Let's talk digital
What risks are today's organisations facing?
This is the question asked at SA Law’s recent “Let’s talk digital” event at the Institute of Directors in London. Panellists Chris Cook (Employment), Vanessa Crawley (Corporate), Mike Lewis (Property litigation) and Simon Walsh (Dispute Resolution) touched on a wide range of challenges, and highlighted how a proactive approach to policies and procedures can make all the difference. Taken directly from the event, here are some key digital risks to bear in mind, and the solutions that keep them in check.
As you read them, bear in mind the essence of digital risk: it’s not technology that creates the challenge, but how people use it.
Know who you’re connecting to
The growth of LinkedIn means more and more of our business connections are made electronically rather than face to face. Naturally, this is open to abuse. Not only has it become a key channel for criminal activities such as phishing and fraud, it has also increased the risk of corporate espionage. For example, a business creates a fake LinkedIn recruitment profile to encourage employees from competitors to talk about confidential projects. Now is the time to pay much closer attention to due diligence, and carry out proactive checks to ensure people are who they say they are.
Cyber crime isn’t just an IT issue
Information breaches make big headlines, with more and more organisations suffering lost revenue, reputational damage, and (from May 2018) fines that could soon amount to 4% of your global turnover if the stolen information relates to customers or colleagues. Over recent years, cyber security strategies have shifted towards the ‘human factor’, because one misplaced employee click on a phishing link or file attachment could be all it takes to compromise your digital security. Today’s organisations need a clear IT equipment ‘acceptable use’ policy, and a focused education and awareness programme that teaches the risks.
Information security in an agile world
Confidential information is also under threat from the increased prevalence of agile working at home, and in public places such as coffee shops and airport lounges. For example, are your employees aware of the risks of connecting their work devices to unsecured public Wi-Fi? Do they know not to talk about valuable information where they can be overheard, or work on valuable documents where their screen can be seen? Again, a clear acceptable use policy and information security training should be mandatory for all employees, with extra measures for those that handle customer or employee information.

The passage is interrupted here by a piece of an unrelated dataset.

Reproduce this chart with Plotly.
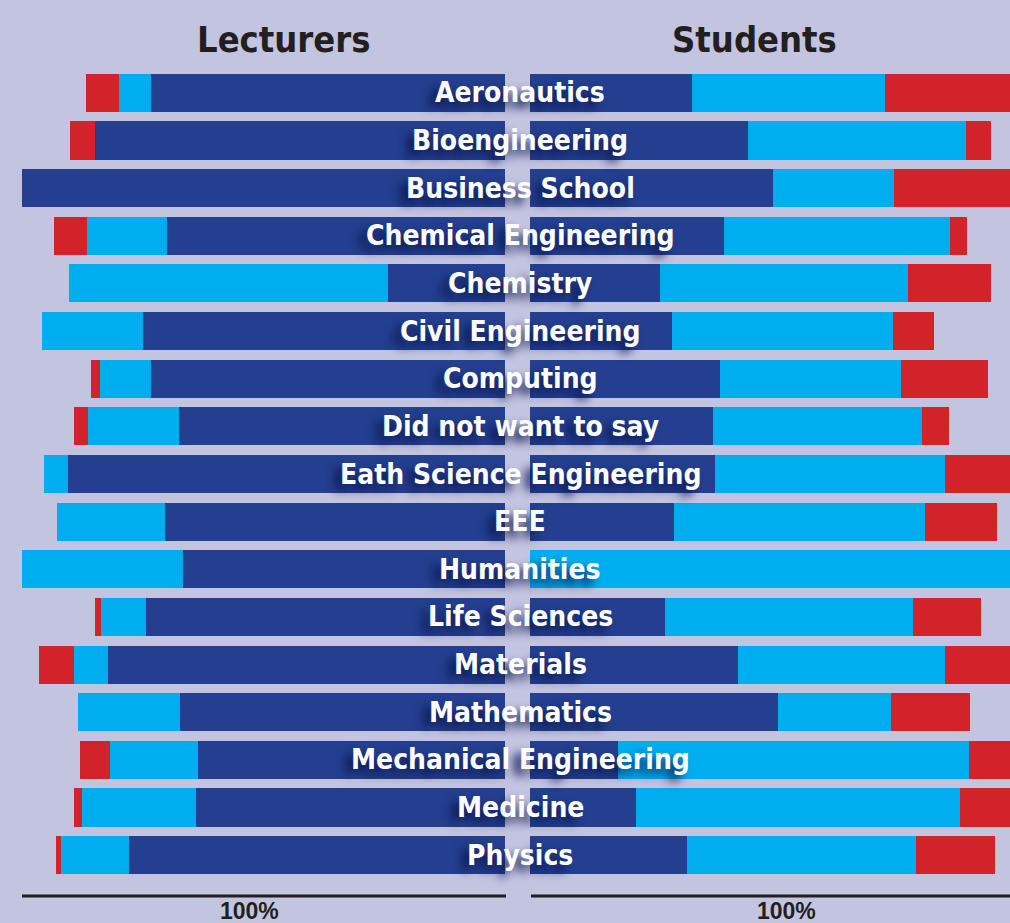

A flexible workforce may need a flexible approach to property
Agile working is changing the way organisations view their office space, with many moving from a traditional ‘fixed desk’ approach to hot desking. Agile working also prompts the question of how much space you actually need if only a proportion of your workforce is present at any one time. This has led to flexible approaches to leasing, and the growing desk rental sector that uses the Airbnb model to help organisations capitalise on unused space. If you’re thinking of doing this, make sure you have procedures in place to prevent third parties gaining access to your confidential information, whether through overheard conversations, information displayed on monitors, or water-cooler chats with your employees.
Social media and the value of information
Another rising trend is employees who leak confidential information online, often because they either don’t understand the value or sensitivity of information they handle, or simply fail to realise that everything they post on social media is publicly accessible. Information security and social media policies are essential for most organisations, alongside awareness training about the risks of social media. Employees will find this extremely beneficial for their personal lives too, as the rise in identity theft and fraud is partly fuelled by a tendency to share too much personal information online.
Who are your leavers connected to?
Online networking services such as LinkedIn are causing a headache for organisations when it comes to leavers. Employment contracts for key staff may include restrictive covenants that prevent them from contacting clients for a set period after they leave, which includes contact though social media. The tip here is to make sure new joiners are aware of their restrictive covenants, and remind them in formal exit interviews before they leave. Some organisations encourage new joiners to start a company LinkedIn account, which is deactivated on departure.
Know your intellectual property
Bear in mind that the way you sell your product or service could be more valuable than the product or service itself. Many commercial models focus on identifying new technology-driven ways to deliver traditional goods and services, in which case your intellectual property is the innovative way your business uses technology. The confidentiality clauses of employment contracts should reflect this. Make sure leavers are clear about the know-how they can and can’t take to their new employer.
Be clear about employee use of consumer devices and services
With such a wide choice of technology, people tend to develop their own unique way of working and communicating. However, organisations need to bear in mind that many consumer devices and services (for example, email and file sharing) don’t provide the same level of security as those built specifically for commercial purposes. Make sure your acceptable use policy states which devices and services are authorised for commercial use, and the stipulations that employees must meet if your organisation has introduced a ‘bring your own device’ (BYOD) policy.
Backing-up can increase the value of your business
Malfunctioning technology is a fact of life, and there’s nothing new about experts urging you to back-up regularly to achieve a watertight electronic ‘paper trail.’ What you may not know is the vast range of ways that backing-up could help you, from proving your case in a contract or employment dispute, to greatly increasing the value of a company when you come to sell it. It might be a good time to review how you preserve your electronic (and paper) records. For example, archiving rather than deleting could end up to be a lifesaver.